Look, these may seem like obvious lessons. For me they have been hard won, and I am learning to hone them. I am committed to being a better encourager because I believe that will make me more like Jesus and help the people I pastor to continue following Jesus along his way.

Four Practices

Here are four practices that I have been used to learn habits of encouragement. See them as the faltering first steps of an amateur encouraging other amateurs along the way.

Praying for people

This isn’t rocket science. It’s much more powerful. When I want to criticise something that someone has done (often for good reason), I take time to pray for them before I do. It’s very important that I don’t pray about them getting better at whatever the thing was, but instead pray the blessing of God over their life. When I do this well I gain something of Jesus’ perspective on them and what they’ve done. It makes the rest of the practices easier and will often mean I don’t really feel that I need to criticise the whatever-it-was anymore.

Thankfulness

One of those 2020 benefits that many of us are slowly learning, I’m trying to cultivate a spirit of thankfulness. The most practical thing I’m doing is deliberately saying out loud “thank you Jesus” when a good thing happens. Our voices reframe our hearts and doing so helps me remember that whatever small everyday good has just happened comes to me as a good gift from the Father of Lights at the hand of his beautiful Son. All good things are gifts. All gifts come from God. It’s hard to remember but it’s very simple.

Why does this help me encourage? When I’m thankful I find it easier to see the good and find I’m much less concerned about whatever might have gone wrong. This doesn’t mean I say nothing, but it significantly changes my tone. In other words, when I am happy in God I’m better able to encourage others in the goodness of the gospel. I have to get my heart right.

Look for the good

If I get my heart right, I still must actively look for the good. Criticism is much better received alongside things that the person has genuinely done well. Find them. It’s the logic behind the classic management technique, the ol’ “feedback sandwich”. In a large corporate I used to work at we used to give the (mostly) humorous example of “You have nice hair, you’re terrible at your job, I like your shoes”, but when done genuinely it has real power.

Look for the good and keep looking until you find it. Refuse to settle for the facile or the trite encouragement. Nothing in my church or yours is so implacably awful or so utterly lacking in redeeming features that you cannot find something genuine to encourage. Look harder.

If you possibly can, don’t critique until you’ve found it. Again, I’m largely speaking to myself.

Send letters

This may be more specific to me, but I’ve developed a habit through lockdown of writing a letter to two people a week, mostly within my church. These are primarily encouragements in the gospel and as grounded as possible in things I think someone has genuinely done well. They are good for my heart, and by the grace of God I hope do some good beyond me as well.
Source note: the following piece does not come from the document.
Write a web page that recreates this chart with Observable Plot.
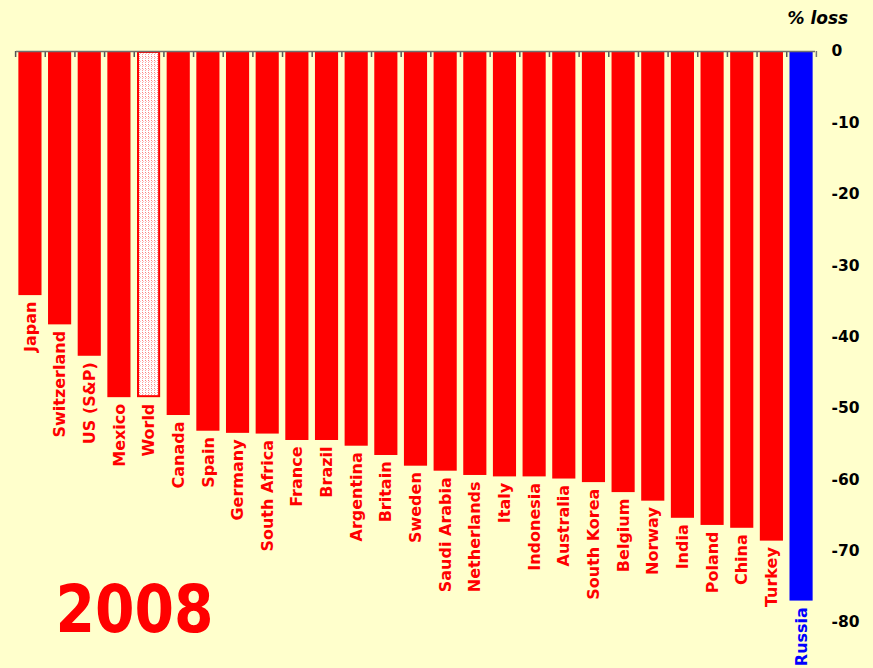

I have found it profoundly helpful. Originally started as a way of reaching out to some people I was struggling to get to see and then as a way of honing my prophetic gifting when there were no natural settings for it, it has developed into a spiritual practice that I hope to continue with for many years.

I would recommend finding a way of actively, regularly thinking “who can I encourage this week” and then doing something that suits your gifts and character that would genuinely bring them courage and comfort. What could you do that would help others in your church know that the God most high is on their side as they follow him?